The one thing that made me realise time had a’ changed was in the mid-90s. I was browsing the store one day during my lunch hour and saw some guys off the street, obviously non-gamers, being ‘hooked’ via a demonstration game with some very pushy high-fiving sales staff. Lots of patronising comments about how amazing they were during the battle and so on. All of which, of course, was leading up to get them to buy something. “What’s this place become?” I thought.

It was a period of regular weekly gaming with work colleagues from 2003 – 2010 that made me realise how stark the change had been. During store visits to peruse the paints, or maybe buy a small box of minis, I was pounced upon by the staff reeling off a sales pitch under the pretence of interest in my game. Found it all a bit intense and made me dread my next visit. Also, the whole shop, nay company, had become a production line churning out figures, boxed sets and Codex’s with incredibly short lives. It was almost as if the shelves had the same armies on them albeit this year’s design. Creating a kind of peer pressure where many may feel compelled to buy each new incarnation of their old army. Needles to say GW stuff ain’t cheap, and I’m a professional guy in my 40s. What’s it like for some kid in his mid teens being coerced into buying his army only to buy the same thing in a year’s time?

Feeding this addiction was White Dwarf itself. No longer the parochial, eccentric yet entertaining magazine full of random articles, pictures, illustrations, opinions and game scenarios. It had become a pure marketing tool, a catalogue telling you what to buy if you wanted to win battles.

Now, I know that’s a bit cynical, and ultimately Games Workshop is a business which needs sales, but my mindset is still one of a hobbyist wanting to drift through the hobby, game and store in my own time. Yes, times have changed and the shop I walked into on Liverpool’s Bold Street in 1986 no longer exists, (both physically and figuratively) but the hobby remains. Albeit obscured by the modern realities of commerce and profitability.
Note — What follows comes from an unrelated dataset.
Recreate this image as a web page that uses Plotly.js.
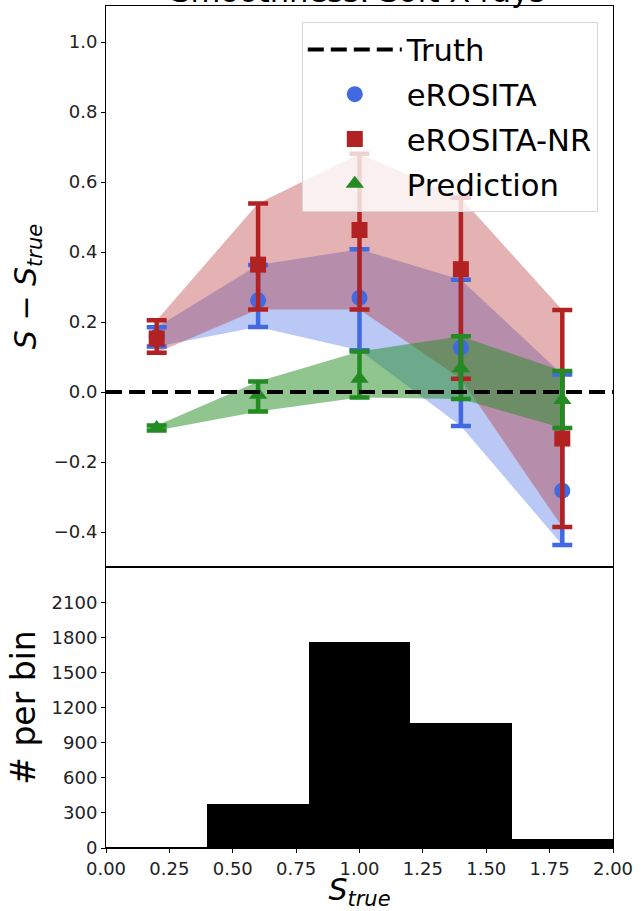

So what of my experiences today? Well, I get most of my Warhammer stuff in charity shops. Seriously. Every few weeks I’ll get lucky and buy some old unit or character and I’m happy with that. If I really want something I’ll look on ebay, but overall I’m not going to break the bank. To me it’s still a pocket money pursuit. The only time I visit the stores is to get some paint, but I have to be quick. The sales staff are lurking behind the next shelf!